Professor Boland’s research interests and areas of expertise include sports law, contractual and antitrust issues, naturally, but also extend to collegiate conference realignment and collegiate athletic leadership; franchise structure, valuation and economics and the impact of broadcast media on sports, as well as the topical areas of stadium finance and economic impact.

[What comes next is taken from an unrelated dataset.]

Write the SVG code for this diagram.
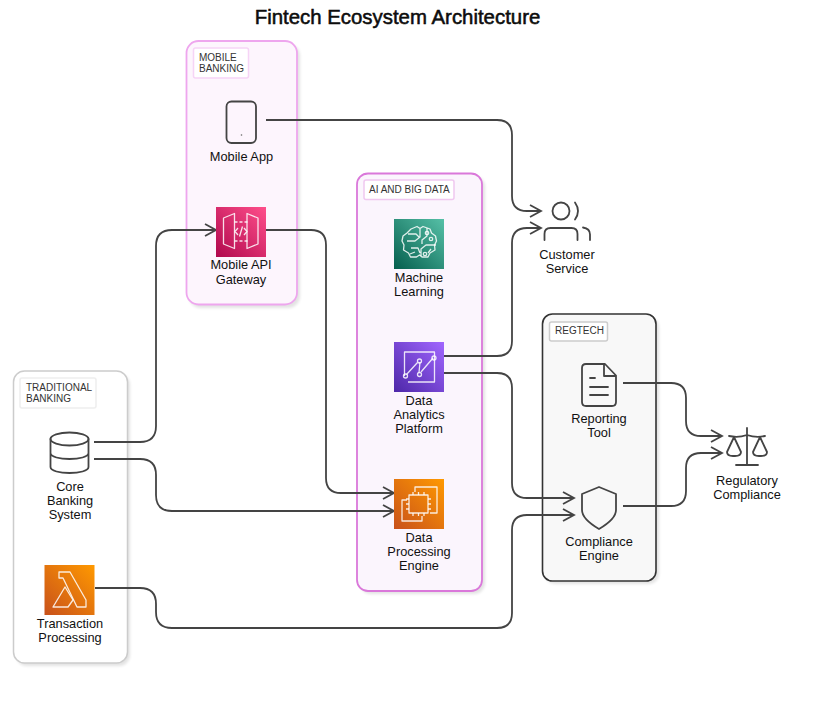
<svg xmlns="http://www.w3.org/2000/svg" width="823" height="704" viewBox="0 0 823 704">
<style>
text{font-family:"Liberation Sans",Arial,sans-serif;font-size:12.8px;fill:#111;text-anchor:middle}
.title{font-size:20.4px;stroke:#000;stroke-width:.5px}
.gl{font-size:10px;text-anchor:start;fill:#333}
.shadow{fill:#000;opacity:.11;filter:url(#blur)}
.ico{fill:none;stroke:#fff;stroke-width:1.3;opacity:.85;stroke-linejoin:round}
.out{fill:none;stroke:#444;stroke-width:1.8;stroke-linejoin:round;stroke-linecap:round}
.conn{fill:none;stroke:#444;stroke-width:1.8;marker-end:url(#arrow)}
</style>
<defs>
<filter id="blur" x="-10%" y="-10%" width="120%" height="120%"><feGaussianBlur stdDeviation="1.5"/></filter>
<marker id="arrow" markerUnits="userSpaceOnUse" markerWidth="16" markerHeight="16" refX="12" refY="8" orient="auto"><path d="M1 2 L12 8 L1 14" fill="none" stroke="#444" stroke-width="1.8"/></marker>
<linearGradient id="pink" x1="0" y1="1" x2="1" y2="0"><stop offset="0" stop-color="#b0084d"/><stop offset="1" stop-color="#ff4f8b"/></linearGradient>
<linearGradient id="green" x1="0" y1="1" x2="1" y2="0"><stop offset="0" stop-color="#055f4e"/><stop offset="1" stop-color="#56c0a7"/></linearGradient>
<linearGradient id="purple" x1="0" y1="1" x2="1" y2="0"><stop offset="0" stop-color="#4d27a8"/><stop offset="1" stop-color="#a166ff"/></linearGradient>
<linearGradient id="orange" x1="0" y1="1" x2="1" y2="0"><stop offset="0" stop-color="#c8511b"/><stop offset="1" stop-color="#ff9900"/></linearGradient>
</defs>
<rect width="823" height="704" fill="#fff"/>
<text class="title" x="397.500" y="24">Fintech Ecosystem Architecture</text>

<g id="group-traditional">
<rect class="shadow" x="16" y="374" width="114" height="292" rx="11"/>
<rect x="13.500" y="371" width="114" height="292" rx="11" fill="#fff" stroke="#ccc" stroke-width="1.500"/>
<rect x="20" y="378" width="76" height="30" rx="2" fill="#fff" stroke="#eee" stroke-width="1.500"/>
<text class="gl" x="26" y="391">TRADITIONAL</text><text class="gl" x="26" y="402">BANKING</text>
</g>
<g id="group-mobile">
<rect class="shadow" x="189" y="44" width="111" height="264" rx="12"/>
<rect x="186.500" y="41" width="110.500" height="263.500" rx="12" fill="#fdf5fd" stroke="#eea6ee" stroke-width="1.800"/>
<rect x="193.500" y="48" width="55" height="30" rx="2" fill="#fff" stroke="#f6d4f6" stroke-width="1.500"/>
<text class="gl" x="199" y="61">MOBILE</text><text class="gl" x="199" y="72">BANKING</text>
</g>
<g id="group-ai">
<rect class="shadow" x="360" y="176" width="125" height="418" rx="11"/>
<rect x="357" y="173.500" width="125" height="417.500" rx="11" fill="#fbf5fd" stroke="#da78da" stroke-width="1.800"/>
<rect x="364" y="180" width="90" height="19.500" rx="2" fill="#fff" stroke="#f0c8f0" stroke-width="1.500"/>
<text class="gl" x="369" y="193">AI AND BIG DATA</text>
</g>
<g id="group-regtech">
<rect class="shadow" x="545" y="317" width="114" height="267" rx="10"/>
<rect x="542.500" y="314" width="113.500" height="267" rx="10" fill="#f8f8f8" stroke="#333" stroke-width="1.600"/>
<rect x="549.500" y="322" width="58" height="19" rx="2" fill="#fff" stroke="#ccc" stroke-width="1.500"/>
<text class="gl" x="555" y="334">REGTECH</text>
</g>

<g id="connectors">
<path class="conn" d="M94 442H140q16 0 16-16V246q0-16 16-16H216"/>
<path class="conn" d="M94 459H140q16 0 16 16V495q0 16 16 16H394"/>
<path class="conn" d="M95 588H140q16 0 16 16V612q0 16 16 16H497q15 0 15-15V530q0-15 15-15H574"/>
<path class="conn" d="M266 230H311q15 0 15 15V478q0 15 15 15H394"/>
<path class="conn" d="M266 120H497q15 0 15 15V196q0 15 15 15H541"/>
<path class="conn" d="M444 356H497q15 0 15-15V243q0-15 15-15H541"/>
<path class="conn" d="M444 373H497q15 0 15 15V483q0 15 15 15H574"/>
<path class="conn" d="M623 383H671q15 0 15 15V421q0 15 15 15H722"/>
<path class="conn" d="M623 506H671q15 0 15-15V468q0-15 15-15H722"/>
</g>

<g id="node-mobile-app">
<rect class="out" x="226.500" y="101.500" width="29.500" height="41.500" rx="5"/>
<circle cx="241.500" cy="135" r=".8" fill="#666"/>
<text x="241.500" y="161">Mobile App</text>
</g>
<g id="node-api-gateway">
<rect x="216" y="207" width="50" height="50" fill="url(#pink)"/>
<path class="ico" d="M223.500 218l11-4.500v35l-11-4.500zM258 218l-11-4.500v35l11-4.500z"/>
<path class="ico" d="M234.500 222h13M234.500 241h13" stroke-dasharray="3 2"/>
<path class="ico" d="M238 228l-3 3.500 3 3.500M244 228l3 3.500-3 3.500M242.500 226.500l-3 10"/>
<text x="241" y="269">Mobile API</text><text x="241" y="284">Gateway</text>
</g>
<g id="node-ml">
<rect x="394" y="219" width="50" height="50" fill="url(#green)"/>
<path class="ico" d="M411 229l6-2.500 3 2 3-2 7 2.500 1.500 4 4 3 1 5-2 4 .5 5-5 3-2 4h-6l-2.500-2-3 2h-6l-2-4-5-3 .5-5-2-4 1-5 4-3z"/>
<path class="ico" d="M420 229v8l-5 4h-8M408 234h8l3 3M427 228v8l-5 4v4M436 245h-10l-5 4v7M411 248h7l2 5M431 249l-3 4M410 254l5-2"/>
<circle class="ico" cx="427" cy="233" r="1.700"/><circle class="ico" cx="431" cy="239" r="1.700"/><circle class="ico" cx="425" cy="254" r="1.700"/>
<text x="419" y="282">Machine</text><text x="419" y="296">Learning</text>
</g>
<g id="node-analytics">
<rect x="394" y="342" width="50" height="50" fill="url(#purple)"/>
<path class="ico" d="M404.500 376V352h30v30H408"/>
<path class="ico" d="M406.500 374.500l11-12M420 362l-1 10.500M421 372l12-14"/>
<circle class="ico" cx="405.500" cy="376" r="2"/><circle class="ico" cx="419.500" cy="361" r="2"/><circle class="ico" cx="419.500" cy="374.500" r="2"/><circle class="ico" cx="434" cy="358" r="2"/>
<text x="419" y="405">Data</text><text x="419" y="419">Analytics</text><text x="419" y="433">Platform</text>
</g>
<g id="node-processing">
<rect x="394" y="479" width="50" height="50" fill="url(#orange)"/>
<path class="ico" d="M415 492v-5h22v26h-7M407 500h-5v21h20v-5"/>
<rect class="ico" x="409" y="495" width="19" height="18"/>
<path class="ico" d="M413 492v3M418.500 492v3M424 492v3M413 513v3M418.500 513v3M424 513v3M406 499h3M406 504h3M406 509h3M428 499h3M428 504h3M428 509h3"/>
<text x="419" y="542">Data</text><text x="419" y="556">Processing</text><text x="419" y="570">Engine</text>
</g>
<g id="node-customer">
<circle class="out" cx="561" cy="211" r="8.500"/>
<path class="out" d="M575 202.500q6 8.500 0 17"/>
<path class="out" d="M544.500 240v-6q0-6 6-6h21q6 0 6 6v6M583 227.500q7 1 7 7v5.500"/>
<text x="567" y="259">Customer</text><text x="567" y="273">Service</text>
</g>
<g id="node-reporting">
<path class="out" d="M586 364h19l11 11.500V402q0 4-4 4H586q-4 0-4-4V368q0-4 4-4zM604 364v12h12"/>
<path class="out" d="M590 378h5M590 387h18M590 395h18"/>
<text x="599" y="423">Reporting</text><text x="599" y="437">Tool</text>
</g>
<g id="node-compliance">
<path class="out" d="M599 487l17 7V510q0 9-17 19q-17-10-17-19V494z"/>
<text x="599" y="546">Compliance</text><text x="599" y="560">Engine</text>
</g>
<g id="node-core">
<ellipse class="out" cx="69.500" cy="439" rx="19" ry="6.500"/>
<path class="out" d="M50.500 439V467c0 8 38 8 38 0V439M50.500 453c0 8 38 8 38 0"/>
<text x="70" y="491">Core</text><text x="70" y="505">Banking</text><text x="70" y="519">System</text>
</g>
<g id="node-lambda">
<rect x="44.500" y="565" width="50" height="50" fill="url(#orange)"/>
<path class="ico" d="M59 572H70L86 600V607H77L63 578H59Z"/>
<path class="ico" d="M53 607L65 587L73 600L68 607Z"/>
<text x="70" y="628">Transaction</text><text x="70" y="642">Processing</text>
</g>
<g id="node-regulatory">
<path class="out" d="M747 428V465M736 465H758M729 436q9 2 18-1q9 3 18 1"/>
<path class="out" d="M734 437l-7 15q0 4 6 4h2q6 0 6-4zM760 437l-7 15q0 4 6 4h2q6 0 6-4z"/>
<text x="747" y="485">Regulatory</text><text x="747" y="499">Compliance</text>
</g>
</svg>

He currently teaches Introduction to Sports Management; Sports Contracts and Negotiations; Sports Law; Antitrust and Collective Bargaining in Sports and Sports Finance on the undergraduate level and Legal Issues in Sports Business and Economics and Finance of Sports Industry and Professional Franchises on the graduate level. He has also taught Structures and Process of Sports Organizations, Revenue Management in Sports Business and Planning and Development of Major Sporting Events at NYU. He was awarded NYU’s divisional Distinguished Teaching Award in 2006. In 2007, he led the effort to successfully recruit Michael Cramer, former president and minority owner of the Dallas Stars and Texas Rangers to NYU’s full-time faculty, making NYU the only sports business program in the nation to have a former chief operating officer and equity owner of, not one but, two major professional sports franchises on its full-time faculty. In the summers of 2010 and 2011, he taught a unique professional education course on the Business of Professional Football, with employees from major leagues and marketing firms as students.

Professor Boland is married to Semone Wagner, a proud University of South Carolina Gamecock graduate. They reside in Manhattan, on the NYU campus where he serves as one of twenty NYU faculty who are Faculty Fellows in Residence living within an NYU Residence Hall (Coral Towers).